• Work to complete:
For the copy, please give all of the data again exactly and leave the pictures out.

• Data provided:
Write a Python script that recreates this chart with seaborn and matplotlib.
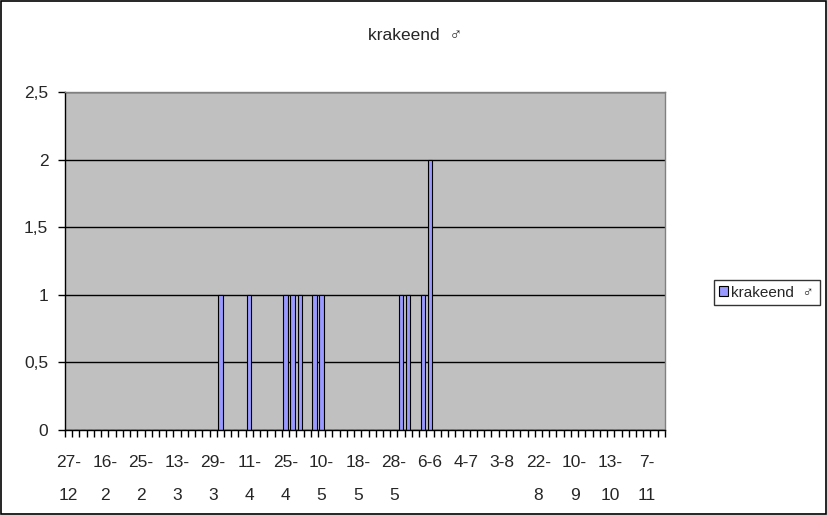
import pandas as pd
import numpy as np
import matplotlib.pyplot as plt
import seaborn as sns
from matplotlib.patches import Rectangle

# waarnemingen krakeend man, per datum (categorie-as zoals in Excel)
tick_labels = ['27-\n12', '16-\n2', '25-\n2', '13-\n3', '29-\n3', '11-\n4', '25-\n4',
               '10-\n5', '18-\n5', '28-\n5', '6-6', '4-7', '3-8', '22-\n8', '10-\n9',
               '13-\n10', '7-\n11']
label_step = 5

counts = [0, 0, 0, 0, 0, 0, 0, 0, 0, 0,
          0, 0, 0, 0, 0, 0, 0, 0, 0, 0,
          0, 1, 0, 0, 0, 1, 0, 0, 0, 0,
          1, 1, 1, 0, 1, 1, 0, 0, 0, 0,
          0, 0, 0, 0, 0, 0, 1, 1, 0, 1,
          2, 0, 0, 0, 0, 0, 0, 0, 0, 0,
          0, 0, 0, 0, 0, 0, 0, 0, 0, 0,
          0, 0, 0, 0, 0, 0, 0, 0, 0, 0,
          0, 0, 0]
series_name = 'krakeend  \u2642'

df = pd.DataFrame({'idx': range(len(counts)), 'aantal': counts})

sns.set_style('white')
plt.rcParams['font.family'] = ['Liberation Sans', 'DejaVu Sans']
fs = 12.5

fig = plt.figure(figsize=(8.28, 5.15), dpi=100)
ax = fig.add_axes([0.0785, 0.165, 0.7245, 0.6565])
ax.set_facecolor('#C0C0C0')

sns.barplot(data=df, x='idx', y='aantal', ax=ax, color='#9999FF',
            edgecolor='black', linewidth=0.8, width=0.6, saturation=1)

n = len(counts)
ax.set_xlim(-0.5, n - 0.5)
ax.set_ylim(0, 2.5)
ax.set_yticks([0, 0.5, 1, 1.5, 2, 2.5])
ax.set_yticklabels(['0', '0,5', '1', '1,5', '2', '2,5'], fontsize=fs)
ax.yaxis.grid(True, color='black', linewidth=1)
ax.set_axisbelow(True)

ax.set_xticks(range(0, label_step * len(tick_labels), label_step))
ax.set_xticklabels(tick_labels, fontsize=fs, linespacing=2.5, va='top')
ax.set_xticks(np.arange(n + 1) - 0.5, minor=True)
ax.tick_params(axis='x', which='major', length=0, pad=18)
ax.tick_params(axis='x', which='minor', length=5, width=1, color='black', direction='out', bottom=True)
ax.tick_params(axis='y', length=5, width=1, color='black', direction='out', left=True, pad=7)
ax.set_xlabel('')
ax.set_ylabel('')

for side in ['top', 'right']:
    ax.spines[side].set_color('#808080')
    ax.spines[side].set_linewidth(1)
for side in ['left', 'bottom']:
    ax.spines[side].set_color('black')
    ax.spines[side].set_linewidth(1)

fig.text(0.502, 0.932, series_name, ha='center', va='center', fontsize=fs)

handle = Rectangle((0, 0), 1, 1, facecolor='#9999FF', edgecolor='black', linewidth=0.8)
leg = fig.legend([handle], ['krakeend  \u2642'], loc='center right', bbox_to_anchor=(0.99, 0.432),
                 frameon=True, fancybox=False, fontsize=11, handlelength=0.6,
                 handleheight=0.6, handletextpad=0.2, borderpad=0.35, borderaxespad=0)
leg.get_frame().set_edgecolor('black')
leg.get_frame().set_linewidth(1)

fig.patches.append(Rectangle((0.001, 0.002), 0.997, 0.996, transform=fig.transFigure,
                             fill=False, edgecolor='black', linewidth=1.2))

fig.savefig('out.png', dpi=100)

• Response to this task:
Write a Python script that recreates this chart with seaborn and matplotlib.
import pandas as pd
import numpy as np
import matplotlib.pyplot as plt
import seaborn as sns
from matplotlib.patches import Rectangle

# waarnemingen krakeend man, per datum (categorie-as zoals in Excel)
tick_labels = ['27-\n12', '16-\n2', '25-\n2', '13-\n3', '29-\n3', '11-\n4', '25-\n4',
               '10-\n5', '18-\n5', '28-\n5', '6-6', '4-7', '3-8', '22-\n8', '10-\n9',
               '13-\n10', '7-\n11']
label_step = 5

counts = [0, 0, 0, 0, 0, 0, 0, 0, 0, 0,
          0, 0, 0, 0, 0, 0, 0, 0, 0, 0,
          0, 1, 0, 0, 0, 1, 0, 0, 0, 0,
          1, 1, 1, 0, 1, 1, 0, 0, 0, 0,
          0, 0, 0, 0, 0, 0, 1, 1, 0, 1,
          2, 0, 0, 0, 0, 0, 0, 0, 0, 0,
          0, 0, 0, 0, 0, 0, 0, 0, 0, 0,
          0, 0, 0, 0, 0, 0, 0, 0, 0, 0,
          0, 0, 0]
series_name = 'krakeend  \u2642'

df = pd.DataFrame({'idx': range(len(counts)), 'aantal': counts})

sns.set_style('white')
plt.rcParams['font.family'] = ['Liberation Sans', 'DejaVu Sans']
fs = 12.5

fig = plt.figure(figsize=(8.28, 5.15), dpi=100)
ax = fig.add_axes([0.0785, 0.165, 0.7245, 0.6565])
ax.set_facecolor('#C0C0C0')

sns.barplot(data=df, x='idx', y='aantal', ax=ax, color='#9999FF',
            edgecolor='black', linewidth=0.8, width=0.6, saturation=1)

n = len(counts)
ax.set_xlim(-0.5, n - 0.5)
ax.set_ylim(0, 2.5)
ax.set_yticks([0, 0.5, 1, 1.5, 2, 2.5])
ax.set_yticklabels(['0', '0,5', '1', '1,5', '2', '2,5'], fontsize=fs)
ax.yaxis.grid(True, color='black', linewidth=1)
ax.set_axisbelow(True)

ax.set_xticks(range(0, label_step * len(tick_labels), label_step))
ax.set_xticklabels(tick_labels, fontsize=fs, linespacing=2.5, va='top')
ax.set_xticks(np.arange(n + 1) - 0.5, minor=True)
ax.tick_params(axis='x', which='major', length=0, pad=18)
ax.tick_params(axis='x', which='minor', length=5, width=1, color='black', direction='out', bottom=True)
ax.tick_params(axis='y', length=5, width=1, color='black', direction='out', left=True, pad=7)
ax.set_xlabel('')
ax.set_ylabel('')

for side in ['top', 'right']:
    ax.spines[side].set_color('#808080')
    ax.spines[side].set_linewidth(1)
for side in ['left', 'bottom']:
    ax.spines[side].set_color('black')
    ax.spines[side].set_linewidth(1)

fig.text(0.502, 0.932, series_name, ha='center', va='center', fontsize=fs)

handle = Rectangle((0, 0), 1, 1, facecolor='#9999FF', edgecolor='black', linewidth=0.8)
leg = fig.legend([handle], ['krakeend  \u2642'], loc='center right', bbox_to_anchor=(0.99, 0.432),
                 frameon=True, fancybox=False, fontsize=11, handlelength=0.6,
                 handleheight=0.6, handletextpad=0.2, borderpad=0.35, borderaxespad=0)
leg.get_frame().set_edgecolor('black')
leg.get_frame().set_linewidth(1)

fig.patches.append(Rectangle((0.001, 0.002), 0.997, 0.996, transform=fig.transFigure,
                             fill=False, edgecolor='black', linewidth=1.2))

fig.savefig('out.png', dpi=100)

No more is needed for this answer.